Bir de tercihen bu yeni sisteme geçerken, sayıları yüz binleri bulan siyasi suçlulara yönelik bir ‘genel af’...
Bunlar olacaksa, Başkanlık sistemi pekâlâ tartışılabilir. Ancak mevcut seçim sistemi, mevcut baraj, mevcut idari yapı içinde bir başkanlık sistemi olmaz, olamaz. Dünyada örneği yok. Başkanlık sisteminin bütün esprisi, güçlü lideri frenleyen güçlü bir ‘denetim ve denge’ mekanizması olması (checks and balances).
Bu yapı kurulmadan başkanlık, gerçekten çarlık ya da sultanlıktan farklı olmaz.
Yine de, Başbakan Tayyip Erdoğan’ın pimi çekilmiş bir el bombasını bize doğru fırlatarak ‘Hadi tartışın’ demesini bir ölçüde anlıyorum. Mevcut sistem berbat. Adı parlamenter sistem, ama parlamentonun gücü, sıfır. Yasama-yargı-yürütme iç içe geçmiş durumda. Hibrid, yozlaşmış bir durum var.
Halihazırda hükümet her şeye karar veren pozisyonda; hem yargıyı, hem parlamentoyu denetliyor. Sistemin kendi içinde denge ve fren mekanizmaları yok. Doğruyu söylemek gerekirse, Türkiye’deki mevcut durum başkanlık sisteminin de ötesinde: pratikte Türkiye Cumhuriyeti’nin başbakanı, ABD başkanından çok daha fazla gücü elinde bulunduruyor.
Bir de üstüne üstlük, 2007’de alelacele kararlaştırılmış ve ne felsefi ne hukuki anlamda sistemin üzerine tam oturmayan bir ‘seçilmiş cumhurbaşkanı’ var. Halk seçiyor ama yetkileri, sorumlulukları belli değil. Karman çorman, gelecekte Türkiye’nin başını çok ağrıtacak bir durum.
Ancak dediğim gibi, başkanlık sisteminin bütün esprisi, Başkan’ın gücünü dengeleyecek idari (yerel özerklik ya da federalizm), siyasi (bağımsız parlamento) ve hukuki (bağımsız yargı) yapıdır. Bunlar olmadan olmaz. Ona göre tartışalım.
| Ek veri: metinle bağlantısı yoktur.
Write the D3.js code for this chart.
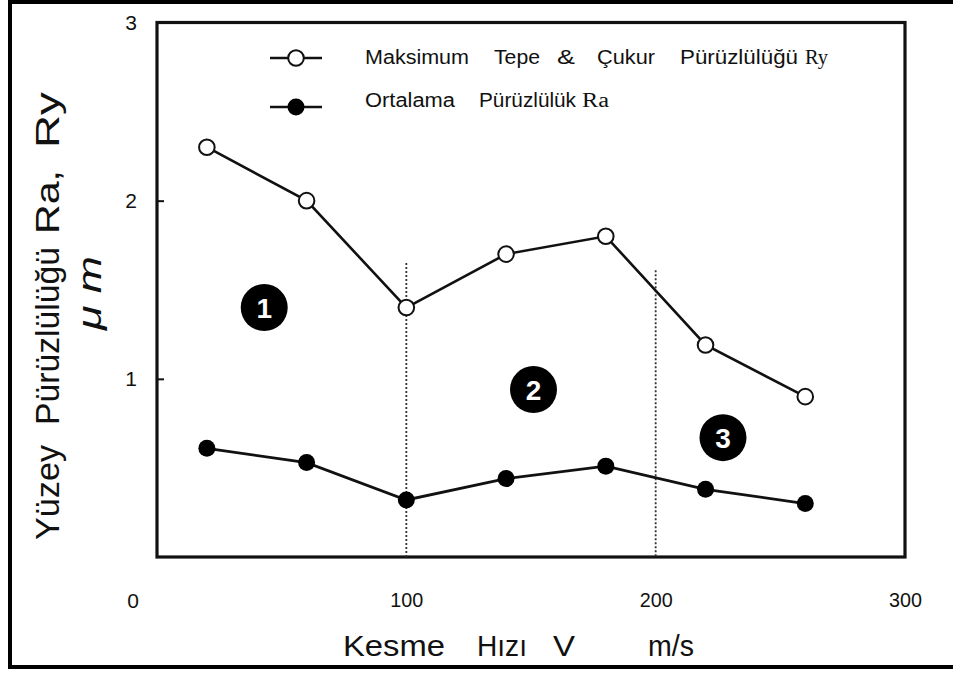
<!DOCTYPE html>
<html>
<head>
<meta charset="utf-8">
<script src="https://cdn.jsdelivr.net/npm/d3@7"></script>
<style>
  html, body { margin: 0; padding: 0; background: #fff; }
  svg { display: block; }
  text { font-family: "Liberation Sans", Arial, sans-serif; fill: #111; }
</style>
</head>
<body>
<svg id="chart" width="953" height="674"></svg>
<script>
// ---- data ----
const speeds = [20, 60, 100, 140, 180, 220, 260];           // Kesme hızı V (m/s)
const ryValues = [2.30, 2.00, 1.40, 1.70, 1.80, 1.19, 0.90]; // Ry (µm)
const raValues = [0.61, 0.53, 0.32, 0.44, 0.51, 0.38, 0.30]; // Ra (µm)
const xTickValues = [100, 200, 300];
const yTickValues = [1, 2, 3];
const zoneBoundaries = [100, 200];
const zoneBoundaryTops = [1.65, 1.61];
const zoneNames = ["1", "2", "3"];
const zoneCentersX = [43, 151, 227];
const zoneCentersY = [1.40, 0.94, 0.67];
const seriesNames = ["Maksimum Tepe & Çukur Pürüzlülüğü Ry", "Ortalama Pürüzlülük Ra"];

const svg = d3.select("#chart");
const W = 953, H = 674;
const x = d3.scaleLinear().domain([0, 300]).range([157, 905]);
const y = d3.scaleLinear().domain([0, 3]).range([557, 22.5]);

svg.append("rect").attr("width", W).attr("height", H).attr("fill", "#fff");
// outer frame
svg.append("rect").attr("x", 10).attr("y", 2).attr("width", 960).attr("height", 665)
  .attr("fill", "none").attr("stroke", "#000").attr("stroke-width", 4);

// plot box
svg.append("rect").attr("x", x(0)).attr("y", y(3))
  .attr("width", x(300) - x(0)).attr("height", y(0) - y(3))
  .attr("fill", "none").attr("stroke", "#111").attr("stroke-width", 3.2);

// y axis
const yAxis = d3.axisLeft(y).tickValues(yTickValues).tickSizeInner(-7).tickSizeOuter(0).tickPadding(20)
  .tickFormat(d3.format("d"));
const gy = svg.append("g").attr("transform", `translate(${x(0)},0)`).call(yAxis);
gy.select(".domain").remove();
gy.selectAll(".tick line").attr("stroke", "#111").attr("stroke-width", 2);
gy.selectAll(".tick text").attr("font-size", 21).attr("font-family", "Liberation Sans, Arial, sans-serif").attr("fill", "#222");

// x axis
const xAxis = d3.axisBottom(x).tickValues(xTickValues).tickSizeInner(0).tickSizeOuter(0).tickPadding(35)
  .tickFormat(d3.format("d"));
const gx = svg.append("g").attr("transform", `translate(0,${y(0)})`).call(xAxis);
gx.select(".domain").remove();
gx.selectAll(".tick text").attr("font-size", 21).attr("font-family", "Liberation Sans, Arial, sans-serif").attr("fill", "#222")
  .attr("textLength", 33).attr("lengthAdjust", "spacingAndGlyphs");

// origin label
svg.append("text").attr("x", 133).attr("y", 608).attr("text-anchor", "middle")
  .attr("font-size", 21).attr("fill", "#222").text("0");

// zone boundaries (dotted)
svg.selectAll(".zone-line").data(zoneBoundaries).join("line")
  .attr("x1", d => x(d)).attr("x2", d => x(d))
  .attr("y1", (d, i) => y(zoneBoundaryTops[i])).attr("y2", y(0))
  .attr("stroke", "#333").attr("stroke-width", 1.8).attr("stroke-dasharray", "2,2");

// lines
const line = d3.line().x(d => x(d[0])).y(d => y(d[1]));
const ryData = speeds.map((s, i) => [s, ryValues[i]]);
const raData = speeds.map((s, i) => [s, raValues[i]]);
svg.append("path").datum(ryData).attr("d", line).attr("fill", "none").attr("stroke", "#111").attr("stroke-width", 2.6);
svg.append("path").datum(raData).attr("d", line).attr("fill", "none").attr("stroke", "#111").attr("stroke-width", 2.8);

svg.selectAll(".ry").data(ryData).join("circle")
  .attr("cx", d => x(d[0])).attr("cy", d => y(d[1])).attr("r", 7.8)
  .attr("fill", "#fff").attr("stroke", "#111").attr("stroke-width", 2);
svg.selectAll(".ra").data(raData).join("circle")
  .attr("cx", d => x(d[0])).attr("cy", d => y(d[1])).attr("r", 8.5)
  .attr("fill", "#000");

// zone badges
const badges = svg.selectAll(".badge").data(zoneNames).join("g")
  .attr("transform", (d, i) => `translate(${x(zoneCentersX[i])},${y(zoneCentersY[i])})`);
badges.append("circle").attr("r", 23.5).attr("fill", "#000");
badges.append("text").attr("text-anchor", "middle").attr("dy", "0.36em")
  .attr("font-size", 28).attr("font-weight", "bold").style("fill", "#fff").text(d => d);

// legend
const SANS = "'Liberation Sans', Arial, sans-serif", SERIF = "'Liberation Serif', 'Times New Roman', serif";
const legend = [
  { y: 58, ty: 64, open: true, parts: [["Maksimum", 365, 104, SANS], ["Tepe", 494, 46, SANS], ["&", 557, 18, SANS], ["Çukur", 597, 58, SANS], ["Pürüzlülüğü", 680, 118, SANS], ["Ry", 805, 23, SERIF]] },
  { y: 107, ty: 107, open: false, parts: [["Ortalama", 365, 90, SANS], ["Pürüzlülük", 479, 97, SANS], ["Ra", 582, 27, SERIF]] }
];
legend.forEach(l => {
  svg.append("line").attr("x1", 270).attr("x2", 322).attr("y1", l.y).attr("y2", l.y)
    .attr("stroke", "#111").attr("stroke-width", 2.6);
  svg.append("circle").attr("cx", 296).attr("cy", l.y).attr("r", l.open ? 7.8 : 8.5)
    .attr("fill", l.open ? "#fff" : "#000").attr("stroke", "#111").attr("stroke-width", l.open ? 2 : 0);
  l.parts.forEach(p => {
    svg.append("text").attr("x", p[1]).attr("y", l.ty)
      .style("font-family", p[3]).attr("font-size", 20)
      .attr("textLength", p[2]).attr("lengthAdjust", "spacingAndGlyphs")
      .text(p[0]);
  });
});

// y axis title
const yTitle = [["Yüzey", 540, 95], ["Pürüzlülüğü", 425, 178], ["Ra,", 234, 64], ["Ry", 148, 56]];
yTitle.forEach(p => {
  svg.append("text").attr("transform", `translate(59,${p[1]}) rotate(-90)`)
    .attr("font-size", 33).attr("fill", "#222")
    .attr("textLength", p[2]).attr("lengthAdjust", "spacingAndGlyphs").text(p[0]);
});
svg.append("text").attr("transform", "translate(101,330) rotate(-90)")
  .attr("font-size", 33).attr("font-style", "italic").attr("fill", "#222")
  .attr("textLength", 74).attr("lengthAdjust", "spacingAndGlyphs").text("μ m");

// x axis title
const xTitle = [["Kesme", 343, 102], ["Hızı", 477, 50], ["V", 553, 22], ["m/s", 648, 46]];
xTitle.forEach(p => {
  svg.append("text").attr("x", p[1]).attr("y", 656).attr("font-size", 29).attr("fill", "#222")
    .attr("textLength", p[2]).attr("lengthAdjust", "spacingAndGlyphs").text(p[0]);
});
</script>
</body>
</html>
İkinci çekincem de, başkanlık sistemi tartışmasının gerçekte sadece ve sadece Tayyip Erdoğan’ın şahsı etrafında cereyan ediyor oluşu. Siz bu meseleyi düşünürken hiç Kemal Kılıçdaroğlu, Devlet Bahçeli, Bülent Arınç ya da gelecekte karşımıza çıkacak herhangi bir Bay X’i kafanızdan geçiriyor musunuz? Karşı çıkanlar da, taraftar olanlar da, Tayyip Erdoğan’ın 2014’te genişletilmiş bir cumhurbaşkanlığı modeliyle ‘President’ olacağı varsayımından hareket ediyor. Kafamızdaki Başkan tasavvuru, hep Erdoğan figürüne odaklı...
Pardon da, ya sonra? Ya Tayyip Erdoğan olmazsa, olamazsa ya da 10 yıl sonra sağ ya da soldan ‘yönetsel’ bambaşka vasıfları olan biri bu pozisyonda olursa... Sakıncalı değil bir bütün sistemi bir insanı düşünerek değiştirmek.
Tayyip Erdoğan sonsuza kadar olmayacak. Ak Partililere sorum şu: Erdoğan’ın olmadığı bir dünyada, yine de başkanlık sistemine geçmek ister miydiniz?